LEGISLATIVE REDISTRICTING
Winston-Salem Journal Editorial
July 21, 2003
Last week's N.C. Supreme Court ruling on legislative redistricting should make one thing perfectly clear to the General Assembly: It's time to hand redistricting to an independent commission.
Even legislators who oppose the change as a diminution of the legislature's constitutional authority should understand the meaning of the court's latest rulings. The legislature no longer has the authority to redraw district lines. The Supreme Court has usurped that authority, taking it for the judicial branch.
In a series of rulings last year and this, the court has created its own set of redistricting criteria. Some are based on the state constitution, others are in direct contradiction to the constitution and others come from Congress and outside courts, both federal and state.
The result has been something akin to a coup d'etat by the Republican court, taking the constitutional authority to redistrict away from the General Assembly, which happens to be controlled, for the most part, by Democrats.
The whole redistricting affair, from the first maps produced by Democrats in 2001 to the judge-shopping performed by Republican legislators, to the Supreme Court's contradictory rulings, to the trial court judge's admission that his own maps were unconstitutional, has been a civic disaster. Legislators have acted in their own self-interest while judges have injected their decisions with obvious partisanship.
Redistricting, therefore, is doing great harm to the public confidence in its system of government.
Legislators should consider the opportunity provided by a constitutional amendment creating an independent commission.

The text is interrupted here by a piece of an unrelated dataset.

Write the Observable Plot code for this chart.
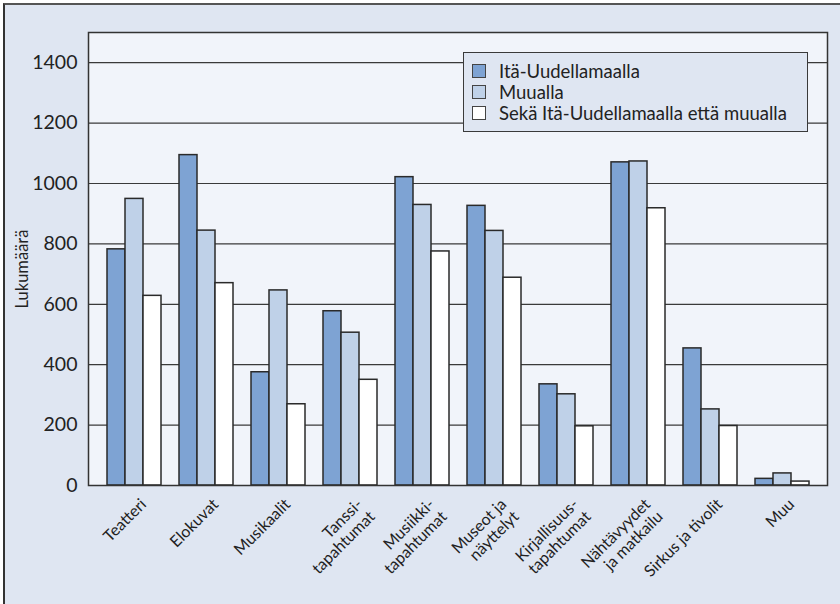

In writing the amendment, they could clarify the criteria that are to be used in drawing districts. They could assign relative importance to factors such as compactness, contiguity and community. They might also define those terms.
They could also eliminate the confusion created when the state Supreme Court rejected the legislature's 2001 plans because they divided counties, which the state constitution doesn't allow. The same court then demanded that counties be divided to create single-member districts.
Much thought will have to go into deciding who would serve on the independent commission and the information that would be made available to them. The commission would work best if it were denied all data on partisan voter registration and the residences of individual legislators. The new system should operate to draw districts that best serve the interests of the voters of North Carolina, not partisan or individual interests.
Legislators have an opportunity to snatch back some of the control over redistricting that they once had, but which has been taken away by an activist and partisan court.